Many of the actions launched or organized by young people in the movement contribute to the good development of society. From the very beginning of the international movement, "on 5 June 1935, 100 YCW delegates, including unemployed, gathered at the Geneva headquarters of the ILO where they submitted a petition signed by 86,000 young workers. The petition put forward several proposals for lowering unemployment rates such as establishing major work projects, extending schooling and reducing working hours without lowering salaries, etc. For the YCW it was the first taste of battle at the international level defending the interests of millions of young workers whose health and dignity were in danger.”1

No matter when! Whether during the Second World War, in Europe or on other continents, or during the dictatorship in Latin America or Asia, or even during apartheid in Africa, many YCW leaders fought on the front lines of resistance against oppression, or in global solidarity groups. The names of many of them are etched on the walls of history. Along the same line, many others continue their struggles to this day, because the YCW is a school of life for them.

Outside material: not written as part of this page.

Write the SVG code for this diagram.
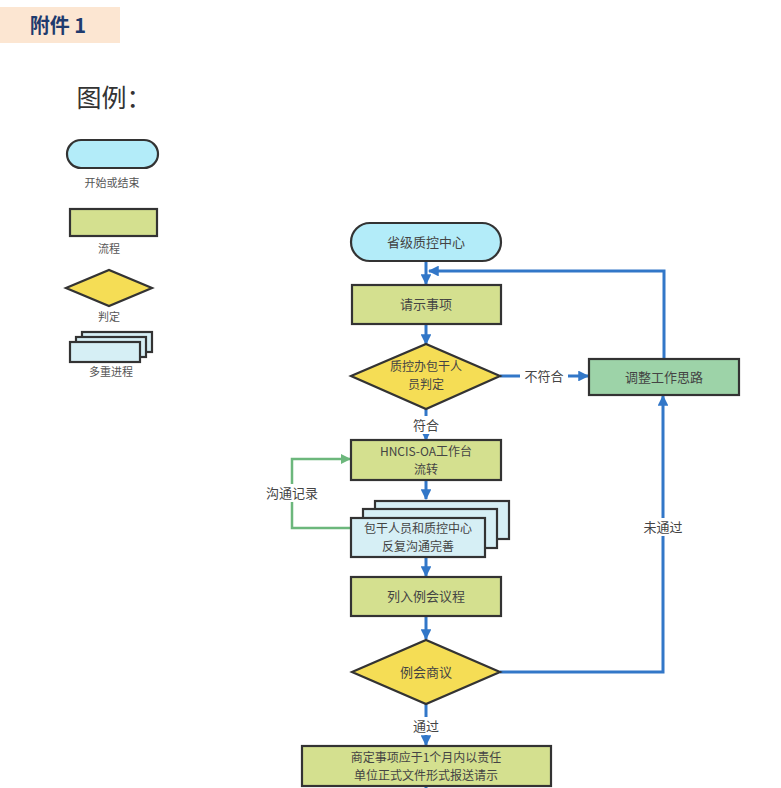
<svg xmlns="http://www.w3.org/2000/svg" width="781" height="788" viewBox="0 0 781 788">
<style>
text{font-family:"Noto Sans CJK SC","Noto Sans",sans-serif;fill:#444;}
.shape{stroke:#333;stroke-width:2.2;}
.term{fill:#b3ecf9;}
.proc{fill:#d4e08f;}
.dec{fill:#f5dd55;}
.multi{fill:#d6eff5;}
.adj{fill:#9dd3a8;}
.t{font-size:13px;text-anchor:middle;}
.t2{font-size:12px;text-anchor:middle;}
.lg{font-size:11px;text-anchor:middle;fill:#555;font-family:"Noto Sans CJK SC",serif;}
.lbl{font-size:13px;text-anchor:middle;fill:#444;}
.blue{stroke:#3277c8;stroke-width:3;fill:none;}
.green{stroke:#6cb77c;stroke-width:2.5;fill:none;}
</style>
<defs>
<marker id="ab" viewBox="0 0 10 10" refX="9" refY="5" markerWidth="3.6" markerHeight="3.6" orient="auto" markerUnits="strokeWidth">
<path d="M0,0 L10,5 L0,10 z" fill="#3277c8"/>
</marker>
<marker id="ag" viewBox="0 0 10 10" refX="9" refY="5" markerWidth="4" markerHeight="4" orient="auto" markerUnits="strokeWidth">
<path d="M0,0 L10,5 L0,10 z" fill="#6cb77c"/>
</marker>
</defs>
<rect width="781" height="788" fill="#fff"/>
<g id="header">
<rect x="0" y="7" width="120" height="36" fill="#fce6d2"/>
<text x="58" y="33" font-size="20" font-weight="bold" text-anchor="middle" style="fill:#1f3b6e">附件 1</text>
</g>
<g id="legend">
<text x="114" y="107" font-size="25" text-anchor="middle" style="fill:#333">图例：</text>
<rect class="shape term" x="67" y="140" width="91" height="28" rx="14"/>
<text class="lg" x="112" y="187">开始或结束</text>
<rect class="shape proc" x="70" y="209" width="87" height="27"/>
<text class="lg" x="109" y="253">流程</text>
<polygon class="shape dec" points="66,288 109,270 152,288 109,306"/>
<text class="lg" x="109" y="321">判定</text>
<rect class="shape multi" x="82" y="332" width="70" height="20"/>
<rect class="shape multi" x="76" y="337" width="70" height="20"/>
<rect class="shape multi" x="70" y="342" width="70" height="20"/>
<text class="lg" x="111" y="376">多重进程</text>
</g>
<g id="connectors">
<line class="blue" x1="426" y1="261" x2="426" y2="284" marker-end="url(#ab)"/>
<polyline class="blue" points="664,359 664,271 429,271" marker-end="url(#ab)"/>
<line class="blue" x1="426" y1="324" x2="426" y2="344" marker-end="url(#ab)"/>
<line class="blue" x1="500" y1="376" x2="588" y2="376" marker-end="url(#ab)"/>
<line class="blue" x1="426" y1="409" x2="426" y2="440" marker-end="url(#ab)"/>
<line class="blue" x1="426" y1="480" x2="426" y2="499" marker-end="url(#ab)"/>
<polyline class="green" points="351,528 292,528 292,459 350,459" marker-end="url(#ag)"/>
<line class="blue" x1="426" y1="557" x2="426" y2="576" marker-end="url(#ab)"/>
<line class="blue" x1="426" y1="616" x2="426" y2="639" marker-end="url(#ab)"/>
<polyline class="blue" points="500,672 663,672 663,396" marker-end="url(#ab)"/>
<line class="blue" x1="426" y1="704" x2="426" y2="745" marker-end="url(#ab)"/>
<line class="blue" x1="426" y1="786" x2="426" y2="788"/>
<rect x="520" y="367" width="48" height="18" fill="#fff"/>
<text class="lbl" x="544" y="381">不符合</text>
<rect x="410" y="416" width="32" height="18" fill="#fff"/>
<text class="lbl" x="426" y="430">符合</text>
<rect x="262" y="484" width="60" height="18" fill="#fff"/>
<text class="lbl" x="292" y="498">沟通记录</text>
<rect x="641" y="518" width="44" height="18" fill="#fff"/>
<text class="lbl" x="663" y="532">未通过</text>
<rect x="410" y="717" width="32" height="18" fill="#fff"/>
<text class="lbl" x="426" y="731">通过</text>
</g>
<g id="start">
<rect class="shape term" x="351" y="223" width="150" height="38" rx="19"/>
<text class="t" x="426" y="247">省级质控中心</text>
</g>
<g id="request">
<rect class="shape proc" x="352" y="285" width="149" height="39"/>
<text class="t" x="426" y="309">请示事项</text>
</g>
<g id="judge">
<polygon class="shape dec" points="351,376 426,344 500,376 426,409"/>
<text class="t2" x="426" y="371">质控办包干人</text>
<text class="t2" x="426" y="389">员判定</text>
</g>
<g id="adjust">
<rect class="shape adj" x="589" y="359" width="150" height="36"/>
<text class="t" x="664" y="382">调整工作思路</text>
</g>
<g id="hncis">
<rect class="shape proc" x="351" y="440" width="150" height="40"/>
<text class="t2" x="426" y="456">HNCIS-OA工作台</text>
<text class="t2" x="426" y="474">流转</text>
</g>
<g id="communicate">
<rect class="shape multi" x="375" y="501" width="134" height="38"/>
<rect class="shape multi" x="363" y="509" width="134" height="39"/>
<rect class="shape multi" x="351" y="518" width="134" height="39"/>
<text class="t2" x="418" y="533">包干人员和质控中心</text>
<text class="t2" x="418" y="551">反复沟通完善</text>
</g>
<g id="agenda">
<rect class="shape proc" x="351" y="577" width="150" height="39"/>
<text class="t" x="426" y="601">列入例会议程</text>
</g>
<g id="meeting">
<polygon class="shape dec" points="352,672 426,640 500,672 426,704"/>
<text class="t" x="426" y="677">例会商议</text>
</g>
<g id="final">
<rect class="shape proc" x="302" y="746" width="249" height="40"/>
<text class="t2" x="426" y="762">商定事项应于1个月内以责任</text>
<text class="t2" x="426" y="780">单位正式文件形式报送请示</text>
</g>
</svg>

The movement has always been organizing domestic workers and is also responsible for founding many of the associations and trade unions that represent them. More recently, the movement was at the forefront of the fight for the adoption of a landmark International Labour Organization Convention for domestic workers that confirmed their labour rights. Ten years on, the movement continues to defend the implementation of those rules and principles at national level.

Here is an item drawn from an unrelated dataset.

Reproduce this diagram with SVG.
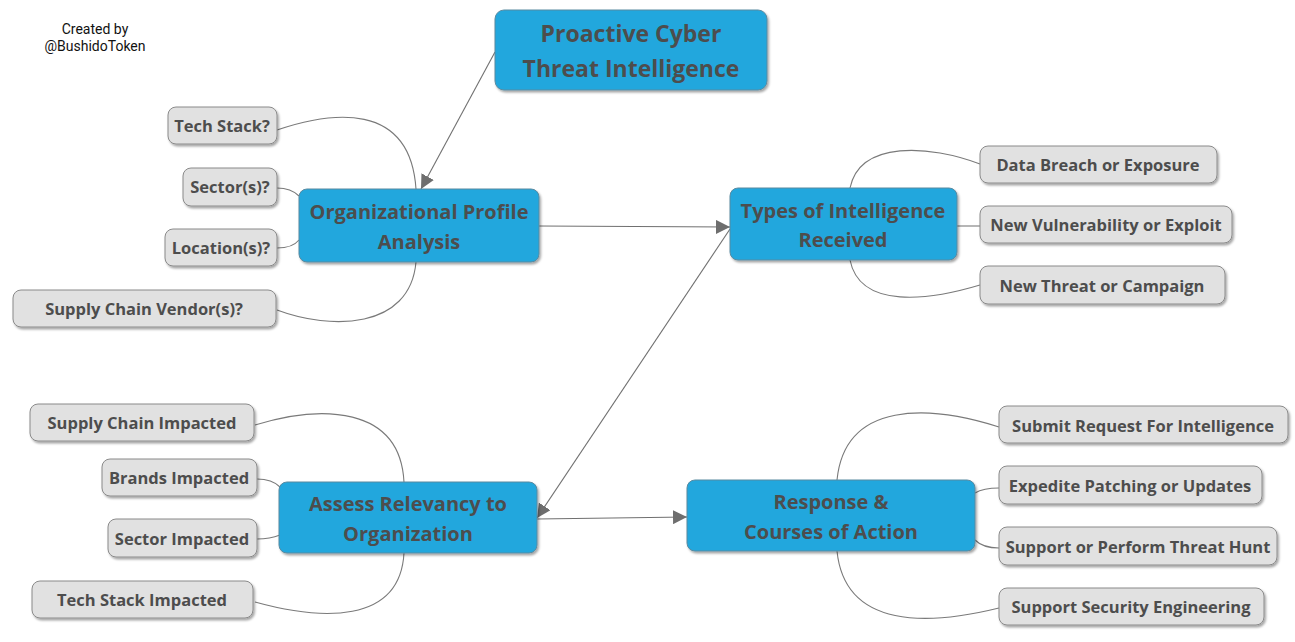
<svg xmlns="http://www.w3.org/2000/svg" width="1295" height="642" viewBox="0 0 1295 642">
<defs>
<filter id="sh" x="-10%" y="-20%" width="120%" height="150%">
<feDropShadow dx="1.5" dy="2" stdDeviation="1.2" flood-color="#000" flood-opacity="0.35"/>
</filter>
<marker id="arr" viewBox="0 0 10 10" refX="10" refY="5" markerWidth="14" markerHeight="14" markerUnits="userSpaceOnUse" orient="auto">
<path d="M0,0 L10,5 L0,10 z" fill="#6e6e6e"/>
</marker>
<style>
.main{fill:#22a7dd;stroke:#5a8aa0;stroke-width:1;filter:url(#sh)}
.sub{fill:#e1e1e1;stroke:#8a8a8a;stroke-width:1;filter:url(#sh)}
.t{font-family:"Open Sans","Noto Sans",sans-serif;font-weight:bold;fill:#4d4d4d;text-anchor:middle;dominant-baseline:central}
.tm{font-size:20px}
.tt{font-size:23px}
.ts{font-size:16.5px}
.c{fill:none;stroke:#7a7a7a;stroke-width:1.1}
.a{fill:none;stroke:#707070;stroke-width:1.1;marker-end:url(#arr)}
.credit{font-family:Roboto,"Liberation Sans",sans-serif;font-size:14px;fill:#111;text-anchor:middle}
</style>
</defs>
<text class="credit" x="95" y="34">Created by</text>
<text class="credit" x="95" y="51">@BushidoToken</text>

<g id="connectors">
<path class="a" d="M495,52 L421,189"/>
<path class="a" d="M539,226 L730,227"/>
<path class="a" d="M730,229 L537,518"/>
<path class="a" d="M537,519 L687,517"/>
<path class="c" d="M277,130 C330,112 410,100 416,189"/>
<path class="c" d="M277,188 C288,188 295,192 299,196"/>
<path class="c" d="M277,248 C288,248 295,245 299,240"/>
<path class="c" d="M277,310 C330,330 410,330 416,262"/>
<path class="c" d="M980,164 C930,145 860,140 850,188"/>
<path class="c" d="M957,226 L980,226"/>
<path class="c" d="M980,285 C930,300 860,310 850,260"/>
<path class="c" d="M255,425 C320,405 400,405 404,482"/>
<path class="c" d="M257,479 C268,479 275,482 280,487"/>
<path class="c" d="M257,539 C268,539 275,537 280,535"/>
<path class="c" d="M255,602 C320,620 400,625 404,553"/>
<path class="c" d="M999,427 C930,405 845,400 837,480"/>
<path class="c" d="M999,488 C986,488 980,490 975,493"/>
<path class="c" d="M999,548 C986,548 980,545 975,540"/>
<path class="c" d="M999,608 C930,625 845,630 837,551"/>
</g>

<g id="n-main"><rect class="main" x="495" y="10" width="272" height="80" rx="9"/>
<text class="t tt" x="631" y="33">Proactive Cyber</text><text class="t tt" x="631" y="68">Threat Intelligence</text></g>

<g id="n-org"><rect class="main" x="299" y="189" width="240" height="73" rx="8"/>
<text class="t tm" x="419" y="211">Organizational Profile</text><text class="t tm" x="419" y="241">Analysis</text></g>

<g id="n-types"><rect class="main" x="730" y="188" width="227" height="72" rx="8"/>
<text class="t tm" x="843" y="210">Types of Intelligence</text><text class="t tm" x="843" y="239">Received</text></g>

<g id="n-assess"><rect class="main" x="279" y="482" width="258" height="71" rx="8"/>
<text class="t tm" x="408" y="503">Assess Relevancy to</text><text class="t tm" x="408" y="533">Organization</text></g>

<g id="n-resp"><rect class="main" x="687" y="480" width="288" height="71" rx="8"/>
<text class="t tm" x="831" y="501">Response &amp;</text><text class="t tm" x="831" y="531">Courses of Action</text></g>

<g id="n-techstack"><rect class="sub" x="168" y="107" width="109" height="37" rx="8"/><text class="t ts" x="222" y="125">Tech Stack?</text></g>
<g id="n-sector"><rect class="sub" x="183" y="168" width="94" height="38" rx="8"/><text class="t ts" x="230" y="186">Sector(s)?</text></g>
<g id="n-location"><rect class="sub" x="165" y="229" width="112" height="37" rx="8"/><text class="t ts" x="221" y="247">Location(s)?</text></g>
<g id="n-supplyv"><rect class="sub" x="13" y="290" width="263" height="37" rx="8"/><text class="t ts" x="144" y="308">Supply Chain Vendor(s)?</text></g>

<g id="n-breach"><rect class="sub" x="980" y="146" width="237" height="37" rx="8"/><text class="t ts" x="1098" y="164">Data Breach or Exposure</text></g>
<g id="n-vuln"><rect class="sub" x="980" y="206" width="252" height="37" rx="8"/><text class="t ts" x="1106" y="224">New Vulnerability or Exploit</text></g>
<g id="n-threat"><rect class="sub" x="980" y="266" width="245" height="38" rx="8"/><text class="t ts" x="1102" y="285">New Threat or Campaign</text></g>

<g id="n-supplyi"><rect class="sub" x="30" y="404" width="224" height="37" rx="8"/><text class="t ts" x="142" y="422">Supply Chain Impacted</text></g>
<g id="n-brands"><rect class="sub" x="102" y="459" width="155" height="37" rx="8"/><text class="t ts" x="179" y="477">Brands Impacted</text></g>
<g id="n-sectori"><rect class="sub" x="108" y="519" width="149" height="38" rx="8"/><text class="t ts" x="182" y="538">Sector Impacted</text></g>
<g id="n-techi"><rect class="sub" x="32" y="581" width="221" height="37" rx="8"/><text class="t ts" x="142" y="599">Tech Stack Impacted</text></g>

<g id="n-rfi"><rect class="sub" x="999" y="406" width="289" height="37" rx="8"/><text class="t ts" x="1143" y="425">Submit Request For Intelligence</text></g>
<g id="n-patch"><rect class="sub" x="999" y="466" width="263" height="38" rx="8"/><text class="t ts" x="1130" y="485">Expedite Patching or Updates</text></g>
<g id="n-hunt"><rect class="sub" x="999" y="527" width="278" height="38" rx="8"/><text class="t ts" x="1138" y="546">Support or Perform Threat Hunt</text></g>
<g id="n-eng"><rect class="sub" x="999" y="588" width="265" height="37" rx="8"/><text class="t ts" x="1131" y="606">Support Security Engineering</text></g>
</svg>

Indeed, the intensive participation of YCW leaders and members in various bodies and platforms gives young workers the chance to be involved, included, listened to and heard in decision-making bodies such as the ILO, UNESCO, the UN and many others.

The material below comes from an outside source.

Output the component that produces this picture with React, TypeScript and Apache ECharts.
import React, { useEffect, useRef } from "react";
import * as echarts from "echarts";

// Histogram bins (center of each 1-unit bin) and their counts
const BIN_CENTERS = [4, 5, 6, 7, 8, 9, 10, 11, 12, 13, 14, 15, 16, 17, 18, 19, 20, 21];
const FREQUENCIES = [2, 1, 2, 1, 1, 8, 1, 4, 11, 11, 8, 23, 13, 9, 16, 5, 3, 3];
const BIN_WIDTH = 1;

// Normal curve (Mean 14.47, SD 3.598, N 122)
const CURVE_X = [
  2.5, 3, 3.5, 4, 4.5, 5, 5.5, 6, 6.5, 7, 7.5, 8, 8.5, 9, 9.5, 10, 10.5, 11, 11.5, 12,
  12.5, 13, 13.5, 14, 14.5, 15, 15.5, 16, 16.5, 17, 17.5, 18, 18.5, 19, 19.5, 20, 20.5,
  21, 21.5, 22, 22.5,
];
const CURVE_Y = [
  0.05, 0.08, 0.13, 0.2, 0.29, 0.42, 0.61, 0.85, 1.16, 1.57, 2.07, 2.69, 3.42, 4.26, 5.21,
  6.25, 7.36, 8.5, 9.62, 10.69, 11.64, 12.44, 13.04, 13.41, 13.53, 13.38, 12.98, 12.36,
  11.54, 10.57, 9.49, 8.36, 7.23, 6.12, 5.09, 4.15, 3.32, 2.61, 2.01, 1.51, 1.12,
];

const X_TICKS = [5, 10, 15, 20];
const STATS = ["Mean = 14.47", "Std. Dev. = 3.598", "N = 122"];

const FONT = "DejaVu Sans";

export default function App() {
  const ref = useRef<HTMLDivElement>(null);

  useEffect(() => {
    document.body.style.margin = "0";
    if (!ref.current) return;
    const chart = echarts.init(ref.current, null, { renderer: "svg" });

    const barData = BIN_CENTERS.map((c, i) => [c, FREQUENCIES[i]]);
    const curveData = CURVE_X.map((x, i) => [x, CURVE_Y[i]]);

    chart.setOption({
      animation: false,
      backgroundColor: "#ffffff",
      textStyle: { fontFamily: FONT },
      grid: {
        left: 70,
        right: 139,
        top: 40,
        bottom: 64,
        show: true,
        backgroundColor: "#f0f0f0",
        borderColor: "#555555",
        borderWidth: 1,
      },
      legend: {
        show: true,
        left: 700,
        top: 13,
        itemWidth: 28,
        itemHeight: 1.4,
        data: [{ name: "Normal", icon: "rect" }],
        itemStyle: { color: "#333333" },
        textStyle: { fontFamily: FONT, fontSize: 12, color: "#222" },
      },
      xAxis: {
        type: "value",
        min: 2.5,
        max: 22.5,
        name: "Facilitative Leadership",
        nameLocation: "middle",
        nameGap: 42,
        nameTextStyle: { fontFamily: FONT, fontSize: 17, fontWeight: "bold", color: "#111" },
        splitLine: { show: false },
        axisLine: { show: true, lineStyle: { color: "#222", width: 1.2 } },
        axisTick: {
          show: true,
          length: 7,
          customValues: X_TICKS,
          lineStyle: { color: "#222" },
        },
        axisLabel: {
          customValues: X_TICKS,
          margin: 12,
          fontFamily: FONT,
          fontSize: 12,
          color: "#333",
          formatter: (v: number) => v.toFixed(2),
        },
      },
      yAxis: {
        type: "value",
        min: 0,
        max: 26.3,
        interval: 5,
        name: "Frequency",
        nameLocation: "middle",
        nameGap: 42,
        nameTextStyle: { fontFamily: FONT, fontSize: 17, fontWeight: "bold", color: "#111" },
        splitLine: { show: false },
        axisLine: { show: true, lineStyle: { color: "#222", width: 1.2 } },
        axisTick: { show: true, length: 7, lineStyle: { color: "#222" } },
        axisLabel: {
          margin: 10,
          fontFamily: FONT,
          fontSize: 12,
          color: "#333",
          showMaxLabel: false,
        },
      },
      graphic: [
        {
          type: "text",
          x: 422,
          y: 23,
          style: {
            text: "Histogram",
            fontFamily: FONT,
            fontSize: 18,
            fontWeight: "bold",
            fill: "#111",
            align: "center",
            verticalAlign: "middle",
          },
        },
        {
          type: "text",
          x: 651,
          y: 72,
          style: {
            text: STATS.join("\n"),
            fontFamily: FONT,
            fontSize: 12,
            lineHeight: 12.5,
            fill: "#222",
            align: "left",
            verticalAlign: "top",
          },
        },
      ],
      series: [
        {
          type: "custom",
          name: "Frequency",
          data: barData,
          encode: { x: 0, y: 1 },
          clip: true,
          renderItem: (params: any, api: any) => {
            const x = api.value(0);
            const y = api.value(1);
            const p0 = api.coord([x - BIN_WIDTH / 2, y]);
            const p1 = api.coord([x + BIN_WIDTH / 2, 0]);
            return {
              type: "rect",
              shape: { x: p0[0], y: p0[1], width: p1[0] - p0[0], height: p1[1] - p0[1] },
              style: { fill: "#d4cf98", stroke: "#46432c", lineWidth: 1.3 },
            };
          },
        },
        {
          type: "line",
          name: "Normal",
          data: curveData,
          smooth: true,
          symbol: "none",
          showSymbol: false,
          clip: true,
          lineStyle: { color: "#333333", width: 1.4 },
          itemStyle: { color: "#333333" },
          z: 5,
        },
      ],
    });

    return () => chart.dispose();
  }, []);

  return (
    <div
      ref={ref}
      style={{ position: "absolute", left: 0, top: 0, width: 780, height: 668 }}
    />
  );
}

Through these actions and this process, the YCW has helped to train leaders who have assumed and continue to assume strong responsibilities within various structures, governments, local, national or international trade unions, sectoral bodies, NGOs and social movements. All have a unique sense of justice, and all have remained true to their commitment to workers, in many cases until the end of their lives.

A movement that never stopped moving forward

But most importantly, from the beginning to today, the movement has never stopped moving forward thanks to young workers at the grassroots. Together with the most vulnerable people and populations, young workers, individually and collectively, keep fighting in the most relevant social sectors of society.

In Brazil, Egypt, Haiti, Peru, Venezuela and Indonesia, the movement organizes young men and women in the social and solidarity economy, producing food, embroidering bags, mining salt, making ceramics, and organizing literacy and computer courses for young people to combat unemployment and informality and enable these young men and women to earn an income and support themselves and their families in the context of the economic crisis affecting the whole population today.

In Germany and Spain, the YCW organizes young women and the LGBTQA+ community and fights for equal opportunities and equity for all. In Ghana, Sri Lanka and Pakistan, organizing young women is a priority.

In Indonesia, the Philippines and Nicaragua, the movement organizes workers in garment factories and free trade zones demanding fair wages, access to social protection, better working conditions and gender equality.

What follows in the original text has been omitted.